[BEGIN Information provided]

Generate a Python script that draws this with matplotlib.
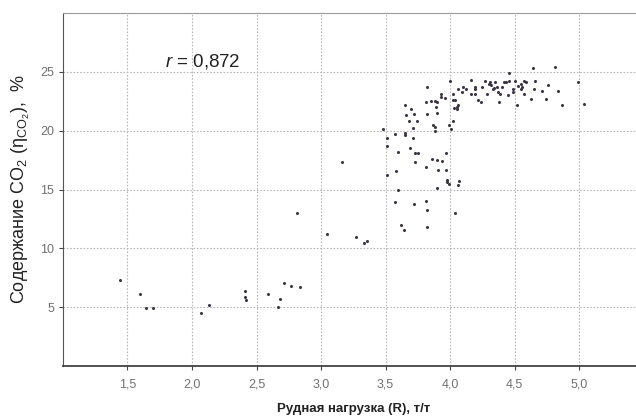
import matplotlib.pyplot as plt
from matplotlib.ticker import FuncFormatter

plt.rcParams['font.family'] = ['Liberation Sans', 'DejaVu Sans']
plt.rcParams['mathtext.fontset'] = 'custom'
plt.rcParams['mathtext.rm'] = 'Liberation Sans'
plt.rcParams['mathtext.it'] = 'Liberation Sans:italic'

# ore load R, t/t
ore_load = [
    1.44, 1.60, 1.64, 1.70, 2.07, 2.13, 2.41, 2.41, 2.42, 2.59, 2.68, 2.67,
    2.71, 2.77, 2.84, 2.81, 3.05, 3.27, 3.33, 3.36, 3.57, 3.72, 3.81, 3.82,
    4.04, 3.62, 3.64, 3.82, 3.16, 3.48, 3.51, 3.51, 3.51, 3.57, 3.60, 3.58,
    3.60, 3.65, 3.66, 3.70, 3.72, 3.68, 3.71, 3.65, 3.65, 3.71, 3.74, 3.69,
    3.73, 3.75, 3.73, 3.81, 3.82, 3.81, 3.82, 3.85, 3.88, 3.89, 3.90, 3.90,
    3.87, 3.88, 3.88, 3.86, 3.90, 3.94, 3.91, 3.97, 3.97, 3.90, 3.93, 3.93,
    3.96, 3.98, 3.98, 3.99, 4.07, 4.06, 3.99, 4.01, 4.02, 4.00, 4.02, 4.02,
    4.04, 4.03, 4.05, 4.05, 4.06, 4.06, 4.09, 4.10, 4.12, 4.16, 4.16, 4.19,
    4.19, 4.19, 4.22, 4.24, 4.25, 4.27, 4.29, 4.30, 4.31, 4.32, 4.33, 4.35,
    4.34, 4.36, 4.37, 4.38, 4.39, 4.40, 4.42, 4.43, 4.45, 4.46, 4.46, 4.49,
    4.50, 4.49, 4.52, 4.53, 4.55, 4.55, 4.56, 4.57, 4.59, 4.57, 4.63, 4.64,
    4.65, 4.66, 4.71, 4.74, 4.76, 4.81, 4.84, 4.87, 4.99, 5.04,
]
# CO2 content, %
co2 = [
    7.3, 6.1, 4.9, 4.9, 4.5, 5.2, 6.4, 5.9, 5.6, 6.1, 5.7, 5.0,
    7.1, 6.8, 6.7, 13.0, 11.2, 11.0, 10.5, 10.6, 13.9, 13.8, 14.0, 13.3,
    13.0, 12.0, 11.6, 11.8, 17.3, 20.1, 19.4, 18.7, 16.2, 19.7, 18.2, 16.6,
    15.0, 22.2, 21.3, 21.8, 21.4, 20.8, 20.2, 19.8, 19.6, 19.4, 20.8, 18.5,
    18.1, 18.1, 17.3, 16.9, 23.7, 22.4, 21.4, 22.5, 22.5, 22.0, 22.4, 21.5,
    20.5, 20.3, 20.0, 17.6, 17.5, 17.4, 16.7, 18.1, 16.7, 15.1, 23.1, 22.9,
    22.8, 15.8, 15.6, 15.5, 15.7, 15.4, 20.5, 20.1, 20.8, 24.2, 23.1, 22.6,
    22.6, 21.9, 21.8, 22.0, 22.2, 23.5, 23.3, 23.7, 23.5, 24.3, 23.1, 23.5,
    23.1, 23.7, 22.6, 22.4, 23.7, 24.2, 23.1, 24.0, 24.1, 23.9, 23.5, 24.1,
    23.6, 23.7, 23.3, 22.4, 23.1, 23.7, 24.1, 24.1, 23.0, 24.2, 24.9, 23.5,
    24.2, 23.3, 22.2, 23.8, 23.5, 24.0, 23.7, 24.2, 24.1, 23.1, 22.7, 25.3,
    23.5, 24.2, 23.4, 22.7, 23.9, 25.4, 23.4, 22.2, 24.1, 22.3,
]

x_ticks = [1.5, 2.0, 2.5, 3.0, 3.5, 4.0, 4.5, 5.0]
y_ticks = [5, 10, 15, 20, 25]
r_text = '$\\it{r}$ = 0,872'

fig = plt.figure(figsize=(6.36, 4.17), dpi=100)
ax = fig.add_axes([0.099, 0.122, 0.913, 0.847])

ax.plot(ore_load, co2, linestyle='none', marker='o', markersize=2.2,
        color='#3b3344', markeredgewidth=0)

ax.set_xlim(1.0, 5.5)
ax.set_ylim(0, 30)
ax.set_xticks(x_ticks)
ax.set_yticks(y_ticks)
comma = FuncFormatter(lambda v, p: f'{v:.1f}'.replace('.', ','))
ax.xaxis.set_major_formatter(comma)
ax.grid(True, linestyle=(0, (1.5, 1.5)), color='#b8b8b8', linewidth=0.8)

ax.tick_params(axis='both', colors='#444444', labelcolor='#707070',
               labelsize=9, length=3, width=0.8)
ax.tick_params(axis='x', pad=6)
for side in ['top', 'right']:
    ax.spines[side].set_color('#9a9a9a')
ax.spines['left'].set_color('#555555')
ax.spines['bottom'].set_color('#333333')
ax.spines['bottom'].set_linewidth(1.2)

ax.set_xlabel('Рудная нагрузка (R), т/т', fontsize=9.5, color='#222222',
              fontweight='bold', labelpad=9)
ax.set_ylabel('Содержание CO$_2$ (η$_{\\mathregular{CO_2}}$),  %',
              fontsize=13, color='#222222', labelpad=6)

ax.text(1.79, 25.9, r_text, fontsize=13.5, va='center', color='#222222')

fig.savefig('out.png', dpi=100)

[END Information provided]

**Your instructions:**
Copy the whole of the material above exactly, but not its images.

**Complete answer:**
Generate a Python script that draws this with matplotlib.
import matplotlib.pyplot as plt
from matplotlib.ticker import FuncFormatter

plt.rcParams['font.family'] = ['Liberation Sans', 'DejaVu Sans']
plt.rcParams['mathtext.fontset'] = 'custom'
plt.rcParams['mathtext.rm'] = 'Liberation Sans'
plt.rcParams['mathtext.it'] = 'Liberation Sans:italic'

# ore load R, t/t
ore_load = [
    1.44, 1.60, 1.64, 1.70, 2.07, 2.13, 2.41, 2.41, 2.42, 2.59, 2.68, 2.67,
    2.71, 2.77, 2.84, 2.81, 3.05, 3.27, 3.33, 3.36, 3.57, 3.72, 3.81, 3.82,
    4.04, 3.62, 3.64, 3.82, 3.16, 3.48, 3.51, 3.51, 3.51, 3.57, 3.60, 3.58,
    3.60, 3.65, 3.66, 3.70, 3.72, 3.68, 3.71, 3.65, 3.65, 3.71, 3.74, 3.69,
    3.73, 3.75, 3.73, 3.81, 3.82, 3.81, 3.82, 3.85, 3.88, 3.89, 3.90, 3.90,
    3.87, 3.88, 3.88, 3.86, 3.90, 3.94, 3.91, 3.97, 3.97, 3.90, 3.93, 3.93,
    3.96, 3.98, 3.98, 3.99, 4.07, 4.06, 3.99, 4.01, 4.02, 4.00, 4.02, 4.02,
    4.04, 4.03, 4.05, 4.05, 4.06, 4.06, 4.09, 4.10, 4.12, 4.16, 4.16, 4.19,
    4.19, 4.19, 4.22, 4.24, 4.25, 4.27, 4.29, 4.30, 4.31, 4.32, 4.33, 4.35,
    4.34, 4.36, 4.37, 4.38, 4.39, 4.40, 4.42, 4.43, 4.45, 4.46, 4.46, 4.49,
    4.50, 4.49, 4.52, 4.53, 4.55, 4.55, 4.56, 4.57, 4.59, 4.57, 4.63, 4.64,
    4.65, 4.66, 4.71, 4.74, 4.76, 4.81, 4.84, 4.87, 4.99, 5.04,
]
# CO2 content, %
co2 = [
    7.3, 6.1, 4.9, 4.9, 4.5, 5.2, 6.4, 5.9, 5.6, 6.1, 5.7, 5.0,
    7.1, 6.8, 6.7, 13.0, 11.2, 11.0, 10.5, 10.6, 13.9, 13.8, 14.0, 13.3,
    13.0, 12.0, 11.6, 11.8, 17.3, 20.1, 19.4, 18.7, 16.2, 19.7, 18.2, 16.6,
    15.0, 22.2, 21.3, 21.8, 21.4, 20.8, 20.2, 19.8, 19.6, 19.4, 20.8, 18.5,
    18.1, 18.1, 17.3, 16.9, 23.7, 22.4, 21.4, 22.5, 22.5, 22.0, 22.4, 21.5,
    20.5, 20.3, 20.0, 17.6, 17.5, 17.4, 16.7, 18.1, 16.7, 15.1, 23.1, 22.9,
    22.8, 15.8, 15.6, 15.5, 15.7, 15.4, 20.5, 20.1, 20.8, 24.2, 23.1, 22.6,
    22.6, 21.9, 21.8, 22.0, 22.2, 23.5, 23.3, 23.7, 23.5, 24.3, 23.1, 23.5,
    23.1, 23.7, 22.6, 22.4, 23.7, 24.2, 23.1, 24.0, 24.1, 23.9, 23.5, 24.1,
    23.6, 23.7, 23.3, 22.4, 23.1, 23.7, 24.1, 24.1, 23.0, 24.2, 24.9, 23.5,
    24.2, 23.3, 22.2, 23.8, 23.5, 24.0, 23.7, 24.2, 24.1, 23.1, 22.7, 25.3,
    23.5, 24.2, 23.4, 22.7, 23.9, 25.4, 23.4, 22.2, 24.1, 22.3,
]

x_ticks = [1.5, 2.0, 2.5, 3.0, 3.5, 4.0, 4.5, 5.0]
y_ticks = [5, 10, 15, 20, 25]
r_text = '$\\it{r}$ = 0,872'

fig = plt.figure(figsize=(6.36, 4.17), dpi=100)
ax = fig.add_axes([0.099, 0.122, 0.913, 0.847])

ax.plot(ore_load, co2, linestyle='none', marker='o', markersize=2.2,
        color='#3b3344', markeredgewidth=0)

ax.set_xlim(1.0, 5.5)
ax.set_ylim(0, 30)
ax.set_xticks(x_ticks)
ax.set_yticks(y_ticks)
comma = FuncFormatter(lambda v, p: f'{v:.1f}'.replace('.', ','))
ax.xaxis.set_major_formatter(comma)
ax.grid(True, linestyle=(0, (1.5, 1.5)), color='#b8b8b8', linewidth=0.8)

ax.tick_params(axis='both', colors='#444444', labelcolor='#707070',
               labelsize=9, length=3, width=0.8)
ax.tick_params(axis='x', pad=6)
for side in ['top', 'right']:
    ax.spines[side].set_color('#9a9a9a')
ax.spines['left'].set_color('#555555')
ax.spines['bottom'].set_color('#333333')
ax.spines['bottom'].set_linewidth(1.2)

ax.set_xlabel('Рудная нагрузка (R), т/т', fontsize=9.5, color='#222222',
              fontweight='bold', labelpad=9)
ax.set_ylabel('Содержание CO$_2$ (η$_{\\mathregular{CO_2}}$),  %',
              fontsize=13, color='#222222', labelpad=6)

ax.text(1.79, 25.9, r_text, fontsize=13.5, va='center', color='#222222')

fig.savefig('out.png', dpi=100)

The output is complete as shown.